WHAT YOU NEED TO DO ▸ Return the number of lines that include the string "this", without any other text.

TASK DATA ▸
◇ ◇ ◇ ◇ ◇ ◇ ◇

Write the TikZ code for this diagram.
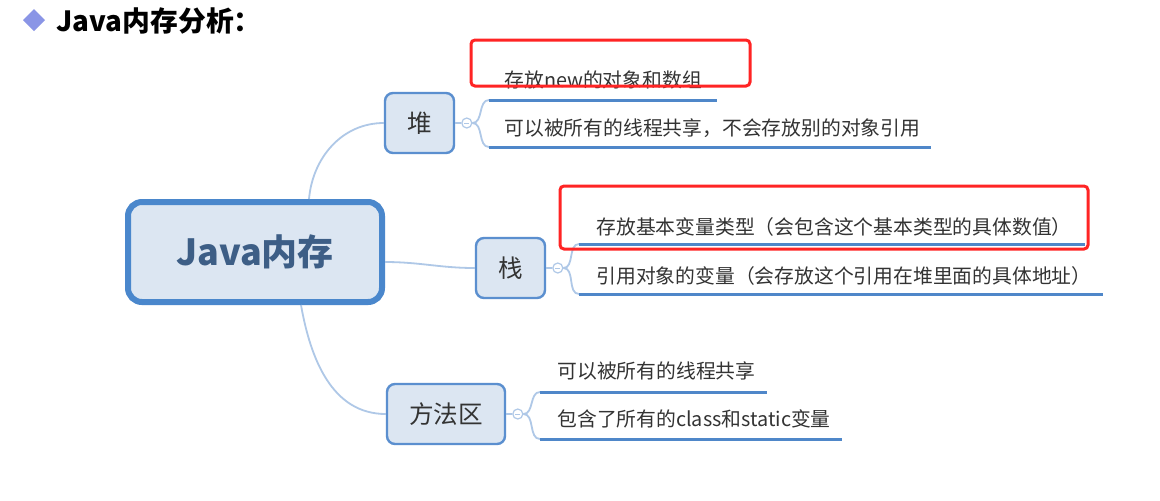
\documentclass[tikz,border=0pt]{standalone}
\usepackage{fontspec}
\setmainfont{Noto Sans CJK SC}
\usepackage{tikz}
\usetikzlibrary{positioning}

\definecolor{boxfill}{HTML}{DCE6F2}
\definecolor{boxline}{HTML}{5B8FCF}
\definecolor{mainline}{HTML}{4A87CC}
\definecolor{branchblue}{HTML}{AFC8E7}
\definecolor{leafline}{HTML}{4F87C9}
\definecolor{maintext}{HTML}{3D5E86}
\definecolor{leaftext}{HTML}{333333}
\definecolor{markred}{HTML}{FF2424}
\definecolor{titlemark}{HTML}{8A95E6}

\tikzset{
  mainbox/.style={draw=mainline, line width=3pt, rectangle, rounded corners=7pt, fill=boxfill,
    minimum width=127pt, minimum height=50pt, text=maintext, font=\fontsize{18}{20}\selectfont\bfseries},
  areabox/.style={draw=boxline, line width=1.2pt, rectangle, rounded corners=4pt, fill=boxfill,
    minimum height=30pt, text=leaftext, font=\fontsize{12.3}{14}\selectfont},
  fold/.style={circle, draw=branchblue, line width=0.6pt, fill=white, minimum size=5pt, inner sep=0pt,
    path picture={\draw[branchblue, line width=0.5pt] ([xshift=-1.3pt]path picture bounding box.center) -- ([xshift=1.3pt]path picture bounding box.center);}},
  branch/.style={draw=branchblue, line width=0.9pt},
  leaf/.style={anchor=west, inner sep=0pt, text=leaftext, font=\fontsize{9.9}{11}\selectfont},
  underline/.style={draw=leafline, line width=1.5pt},
  redmark/.style={draw=markred, line width=1.5pt, rounded corners=2pt}
}

\begin{document}
\begin{tikzpicture}[x=0.5pt, y=-0.5pt]
\useasboundingbox[fill=white] (0,0) rectangle (1160,500);

% title
\fill[titlemark] (34,9) -- (45,20) -- (34,31) -- (23,20) -- cycle;
\node[anchor=west, inner sep=0pt, font=\fontsize{13.9}{16}\selectfont\bfseries] (title) at (56,21) {Java内存分析：};

% main node and the three areas
\node[mainbox] (java) at (255,252) {Java内存};
\node[areabox, minimum width=34.5pt] (heap) at (419.5,123) {堆};
\node[areabox, minimum width=34.5pt] (stack) at (510.5,268) {栈};
\node[areabox, minimum width=59pt] (method) at (446,414) {方法区};

\draw[branch] ([xshift=27pt]java.north) to[out=85, in=180] (heap.west);
\draw[branch] ([yshift=-5pt]java.east) to[out=0, in=180] (stack.west);
\draw[branch] ([xshift=23pt]java.south) to[out=-80, in=180] (method.west);

\node[fold, right=3pt of heap] (heapfold) {};
\node[fold, right=3pt of stack] (stackfold) {};
\node[fold, right=3pt of method] (methodfold) {};
\draw[branch] (heap.east) -- (heapfold.west);
\draw[branch] (stack.east) -- (stackfold.west);
\draw[branch] (method.east) -- (methodfold.west);

% heap
\coordinate (heapA) at (489,100);
\coordinate (heapB) at (489,147);
\draw[branch] (heapfold.east) to[out=0, in=180] (heapA);
\draw[branch] (heapfold.east) to[out=0, in=180] (heapB);
\draw[underline] (heapA) -- +(228,0);
\draw[underline] (heapB) -- +(442,0);
\node[leaf] (heaptextA) at (504,80) {存放new的对象和数组};
\node[leaf] (heaptextB) at (504,128) {可以被所有的线程共享，不会存放别的对象引用};

% stack
\coordinate (stackA) at (579,244);
\coordinate (stackB) at (579,294);
\draw[branch] (stackfold.east) to[out=0, in=180] (stackA);
\draw[branch] (stackfold.east) to[out=0, in=180] (stackB);
\draw[underline] (stackA) -- +(506,0);
\draw[underline] (stackB) -- +(524,0);
\node[leaf] (stacktextA) at (596,227) {存放基本变量类型（会包含这个基本类型的具体数值）};
\node[leaf] (stacktextB) at (596,276) {引用对象的变量（会存放这个引用在堆里面的具体地址）};

% method area
\coordinate (methodA) at (540,392);
\coordinate (methodB) at (540,439);
\draw[branch] (methodfold.east) to[out=0, in=180] (methodA);
\draw[branch] (methodfold.east) to[out=0, in=180] (methodB);
\draw[underline] (methodA) -- +(227,0);
\draw[underline] (methodB) -- +(302,0);
\node[leaf] (methodtextA) at (557,371) {可以被所有的线程共享};
\node[leaf] (methodtextB) at (557,419) {包含了所有的class和static变量};

% red marks
\draw[redmark] (471,40) rectangle (750,86);
\draw[redmark] (560,186) rectangle (1088,249);
\end{tikzpicture}
\end{document}
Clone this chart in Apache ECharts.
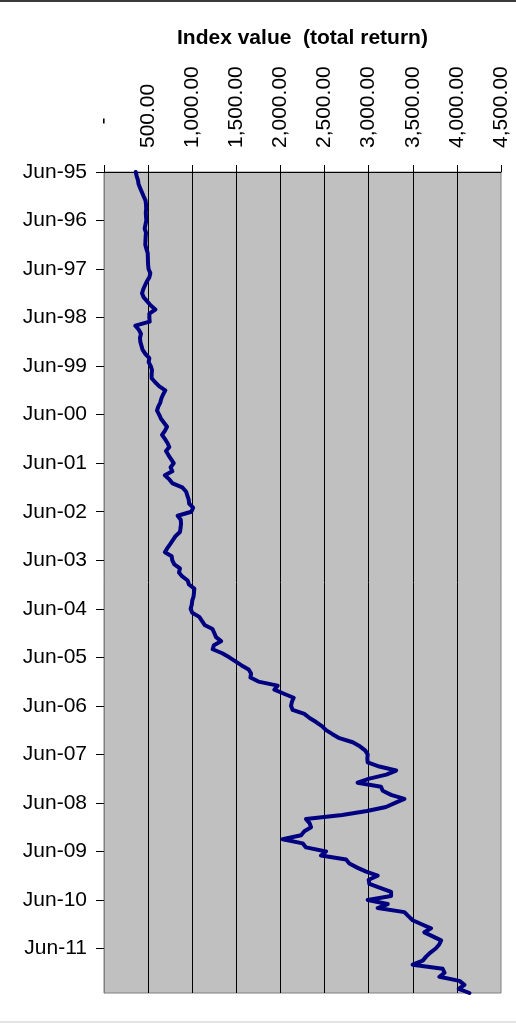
<!DOCTYPE html>
<html>
<head>
    <meta charset="utf-8">
    <title>Index value (total return)</title>
    <script src="https://cdn.jsdelivr.net/npm/echarts@6/dist/echarts.min.js"></script>
    <style>
        html, body { margin: 0; padding: 0; background: #fff; }
    </style>
</head>
<body>
    <div id="main" style="width:516px;height:1024px;"></div>
    <script type="text/javascript">

        // month labels, Jun-95 .. May-12
        var monthNames = ['Jan', 'Feb', 'Mar', 'Apr', 'May', 'Jun', 'Jul', 'Aug', 'Sep', 'Oct', 'Nov', 'Dec'];
        var months = [];
        for (var i = 0; i < 204; i++) {
            var m = (5 + i) % 12;
            var y = (1995 + Math.floor((5 + i) / 12)) % 100;
            months.push(monthNames[m] + '-' + (y < 10 ? '0' + y : y));
        }

        // monthly index values, each row runs Jun .. May
        var v1995 = [360, 370, 385, 392, 410, 430, 449, 470, 476, 478, 474, 476];
        var v1996 = [480, 470, 461, 476, 472, 470, 468, 480, 495, 497, 498, 500];
        var v1997 = [505, 525, 515, 487, 465, 445, 431, 450, 490, 530, 582, 514];
        var v1998 = [514, 518, 355, 395, 419, 408, 412, 425, 438, 470, 514, 506];
        var v1999 = [530, 544, 540, 540, 580, 627, 695, 670, 650, 638, 615, 601];
        var v2000 = [625, 646, 680, 714, 690, 658, 690, 720, 740, 703, 730, 760];
        var v2001 = [790, 755, 774, 690, 740, 778, 887, 930, 945, 960, 965, 1010];
        var v2002 = [990, 835, 870, 873, 868, 861, 812, 780, 750, 718, 690, 767];
        var v2003 = [774, 797, 861, 850, 887, 948, 963, 1024, 1020, 1015, 1000, 995];
        var v2004 = [982, 1000, 1080, 1110, 1140, 1230, 1250, 1270, 1327, 1246, 1232, 1340];
        var v2005 = [1420, 1490, 1560, 1640, 1667, 1660, 1750, 1968, 1931, 2040, 2150, 2130];
        var v2006 = [2120, 2138, 2271, 2330, 2404, 2470, 2517, 2590, 2668, 2819, 2900, 2960];
        var v2007 = [2989, 2985, 2989, 3121, 3311, 3200, 3008, 2875, 3140, 3159, 3254, 3405];
        var v2008 = [3300, 3197, 2980, 2700, 2290, 2330, 2347, 2271, 2234, 2025, 2252, 2290];
        var v2009 = [2517, 2460, 2744, 2781, 2870, 2971, 3102, 3000, 3008, 3130, 3254, 3254];
        var v2010 = [2989, 3216, 3102, 3405, 3450, 3499, 3600, 3707, 3631, 3726, 3821, 3800];
        var v2011 = [3760, 3700, 3651, 3613, 3499, 3839, 3860, 3802, 4029, 4085, 4021, 4142];

        var indexValues = [].concat(v1995, v1996, v1997, v1998, v1999, v2000, v2001, v2002,
            v2003, v2004, v2005, v2006, v2007, v2008, v2009, v2010, v2011);

        var axisMin = 0, axisMax = 4500, axisStep = 500;

        // zero is drawn separately as an accounting-style dash (see graphic below)
        function fmt(v) {
            if (Number(v) === 0) return '';
            return Number(v).toLocaleString('en-US', { minimumFractionDigits: 2, maximumFractionDigits: 2 });
        }

        var font = '"Liberation Sans", Arial, sans-serif';
        var myChart = echarts.init(document.getElementById('main'));

        var option = {
            animation: false,
            title: {
                text: 'Index value  (total return)',
                left: 172,
                top: 23,
                textStyle: { fontFamily: font, fontSize: 21, fontWeight: 'bold', color: '#000' }
            },
            graphic: [
                { type: 'rect', shape: { x: 0, y: 0, width: 516, height: 2 }, style: { fill: '#3a3a3a' } },
                { type: 'rect', shape: { x: 0, y: 1021, width: 516, height: 2 }, style: { fill: '#e4e4e4' } },
                {
                    type: 'text', x: 104, y: 121, rotation: -Math.PI / 2,
                    style: { text: '-', font: '21px "Liberation Sans", Arial, sans-serif', fill: '#000', align: 'center', verticalAlign: 'middle' }
                }
            ],
            grid: {
                left: 104, right: 15, top: 172, bottom: 31,
                show: true,
                backgroundColor: '#c0c0c0',
                borderColor: '#808080',
                borderWidth: 1
            },
            xAxis: {
                type: 'value',
                position: 'top',
                min: axisMin,
                max: axisMax,
                interval: axisStep,
                axisLine: { show: true, lineStyle: { color: '#000', width: 1 } },
                axisTick: { show: true, length: 7, lineStyle: { color: '#000' } },
                axisLabel: {
                    rotate: -90,
                    margin: 24,
                    fontFamily: font,
                    fontSize: 21,
                    color: '#000',
                    formatter: fmt
                },
                splitLine: {
                    show: true,
                    showMinLine: false,
                    showMaxLine: false,
                    lineStyle: { color: '#000', width: 1 }
                }
            },
            yAxis: {
                type: 'category',
                inverse: true,
                boundaryGap: false,
                data: months,
                axisLine: { show: true, lineStyle: { color: '#808080', width: 1 } },
                axisTick: { show: true, interval: 11, length: 8, lineStyle: { color: '#000' } },
                axisLabel: { interval: 11, margin: 17, fontFamily: font, fontSize: 21, color: '#000' },
                splitLine: { show: false }
            },
            series: [
                {
                    name: 'Index value',
                    type: 'line',
                    data: indexValues,
                    showSymbol: false,
                    lineStyle: { color: '#000080', width: 4, join: 'round', cap: 'round' },
                    itemStyle: { color: '#000080' }
                }
            ]
        };
        myChart.setOption(option);

    </script>
</body>
</html>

◇ ◇ ◇ ◇ ◇ ◇ ◇

REPLY TO THE EXERCISE ▸ 2